Unlike Pandora, which offers its users customizable online radio along with mobile applications that stream its services to cellphones, Spotify offers users on-demand music through its own proprietary player which users must download. All music lives on Spotify’s servers, and users never download songs.
Spotify is in the same boat as other companies in the online music space, like Pandora. It pays royalties for every song it streams. But to Spotify’s advantage, some of its shareholders include major music labels – Universal, Sony BMG, EMI Music, and Warner Music Group, based on a recent finding by TechCrunch.

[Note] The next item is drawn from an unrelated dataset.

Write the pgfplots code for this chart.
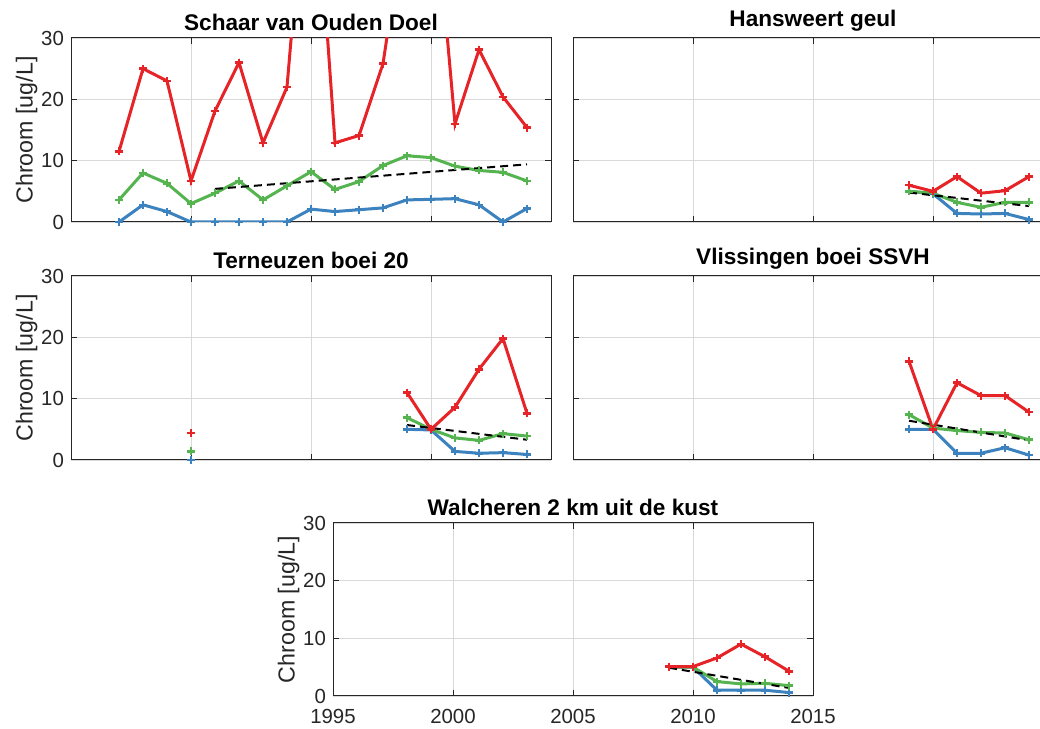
\documentclass[border=0pt]{standalone}
\usepackage{fontspec}
\setmainfont{Liberation Sans}
\usepackage{pgfplots}
\pgfplotsset{compat=1.18}

\definecolor{cr}{RGB}{230,35,38}
\definecolor{cg}{RGB}{85,180,80}
\definecolor{cb}{RGB}{60,130,190}
\definecolor{axgray}{RGB}{38,38,38}

\pgfplotsset{
  panel/.style={
    scale only axis, width=240pt, height=92pt,
    xmin=1995, xmax=2015, ymin=0, ymax=30,
    xtick={1995,2000,...,2015}, ytick={0,10,20,30},
    xticklabels={},
    grid=major, major grid style={black!15, line width=0.4pt},
    tick align=inside, major tick length=3pt,
    axis line style={axgray, line width=0.5pt},
    tick style={axgray, line width=0.5pt},
    title style={font=\bfseries\fontsize{11.3}{13}\selectfont, yshift=-6pt},
    label style={font=\fontsize{11.6}{13}\selectfont, text=axgray},
    tick label style={font=\fontsize{10.2}{12}\selectfont, text=axgray},
    ylabel={Chroom [ug/L]}, ylabel shift=-5pt,
    unbounded coords=jump,
    /pgf/number format/assume math mode=true,
    /pgf/number format/1000 sep={},
  },
  right panel/.style={yticklabels={}, ylabel={}},
  sb/.style={cb, line width=1.5pt, mark=+, mark size=2pt, mark options={line width=1.3pt}},
  sg/.style={cg, line width=1.5pt, mark=+, mark size=2pt, mark options={line width=1.3pt}},
  sr/.style={cr, line width=1.5pt, mark=+, mark size=2pt, mark options={line width=1.3pt}},
  st/.style={black, line width=1pt, dash pattern=on 4pt off 2.5pt},
}

\begin{document}
\begin{tikzpicture}

% Schaar van Ouden Doel
\begin{axis}[panel, at={(35.5pt,253.5pt)}, anchor=south west, title={Schaar van Ouden Doel}]
\addplot[sb] coordinates {(1997,0) (1998,2.8) (1999,1.7) (2000,0) (2001,0) (2002,0) (2003,0) (2004,0) (2005,2.1) (2006,1.7) (2007,2.0) (2008,2.3) (2009,3.6) (2010,3.7) (2011,3.8) (2012,2.8) (2013,0) (2014,2.2)};
\addplot[sg] coordinates {(1997,3.6) (1998,8.0) (1999,6.3) (2000,3.0) (2001,4.7) (2002,6.7) (2003,3.6) (2004,5.9) (2005,8.2) (2006,5.3) (2007,6.6) (2008,9.2) (2009,10.8) (2010,10.5) (2011,9.1) (2012,8.4) (2013,8.1) (2014,6.7)};
\addplot[st] coordinates {(2001,5.4) (2014,9.4)};
\addplot[sr] coordinates {(1997,11.5) (1998,25.0) (1999,23.0) (2000,6.7) (2001,18.1) (2002,26.0) (2003,12.9) (2004,22.0) (2005,68) (2006,12.9) (2007,14.1) (2008,25.8) (2009,52) (2010,60) (2011,16.0) (2012,28.1) (2013,20.4) (2014,15.4)};
\end{axis}

% Hansweert geul
\begin{axis}[panel, right panel, at={(286.5pt,253.5pt)}, anchor=south west, title={Hansweert geul}]
\addplot[sb] coordinates {(2009,5.0) (2010,4.6) (2011,1.4) (2012,1.3) (2013,1.4) (2014,0.4)};
\addplot[sg] coordinates {(2009,5.0) (2010,4.7) (2011,3.2) (2012,2.4) (2013,3.2) (2014,3.2)};
\addplot[st] coordinates {(2009,4.8) (2014,2.6)};
\addplot[sr] coordinates {(2009,6.0) (2010,5.0) (2011,7.4) (2012,4.7) (2013,5.1) (2014,7.4)};
\end{axis}

% Terneuzen boei 20
\begin{axis}[panel, at={(35.5pt,134.5pt)}, anchor=south west, title={Terneuzen boei 20}]
\addplot[sb] coordinates {(2000,0) (2001,nan) (2009,5.0) (2010,4.9) (2011,1.4) (2012,1.1) (2013,1.2) (2014,0.9)};
\addplot[sg] coordinates {(2000,1.4) (2001,nan) (2009,6.9) (2010,5.0) (2011,3.6) (2012,3.2) (2013,4.3) (2014,3.9)};
\addplot[st] coordinates {(2009,5.7) (2014,3.3)};
\addplot[sr] coordinates {(2000,4.4) (2001,nan) (2009,11.0) (2010,5.0) (2011,8.6) (2012,14.8) (2013,19.8) (2014,7.6)};
\end{axis}

% Vlissingen boei SSVH
\begin{axis}[panel, right panel, at={(286.5pt,134.5pt)}, anchor=south west, title={Vlissingen boei SSVH}]
\addplot[sb] coordinates {(2009,5.0) (2010,5.0) (2011,1.1) (2012,1.1) (2013,2.0) (2014,0.8)};
\addplot[sg] coordinates {(2009,7.4) (2010,5.2) (2011,4.8) (2012,4.5) (2013,4.4) (2014,3.3)};
\addplot[st] coordinates {(2009,6.4) (2014,3.2)};
\addplot[sr] coordinates {(2009,16.1) (2010,5.0) (2011,12.6) (2012,10.5) (2013,10.5) (2014,7.8)};
\end{axis}

% Walcheren 2 km uit de kust
\begin{axis}[panel, at={(166.5pt,16.5pt)}, anchor=south west, height=86.5pt,
  title={Walcheren 2 km uit de kust},
  xticklabels={1995,2000,2005,2010,2015}, xticklabel style={yshift=-3pt}]
\addplot[sb] coordinates {(2009,5.0) (2010,5.0) (2011,1.0) (2012,1.0) (2013,1.0) (2014,0.6)};
\addplot[sg] coordinates {(2009,5.0) (2010,5.0) (2011,2.5) (2012,2.1) (2013,2.2) (2014,1.8)};
\addplot[st] coordinates {(2009,4.9) (2014,1.4)};
\addplot[sr] coordinates {(2009,5.1) (2010,5.1) (2011,6.6) (2012,9.0) (2013,6.8) (2014,4.3)};
\end{axis}

\pgfresetboundingbox
\useasboundingbox (0,0) rectangle (520pt,364.5pt);
\end{tikzpicture}
\end{document}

The most interesting question to ponder with this deal is whether Apple will approve Spotify’s iPhone appliation. The app allows subscribers to access Spotify’s entire library of over 6 million tracks, through cellular networks, or cache up to 3,333 songs just in case the user has no reception. With an application and subscription like this, who will ever need to purchase songs from the iTunes store again?
As of now, Spotify is not available in the US, but once the investment round clears, we should expect to see it soon. Keep your ears open.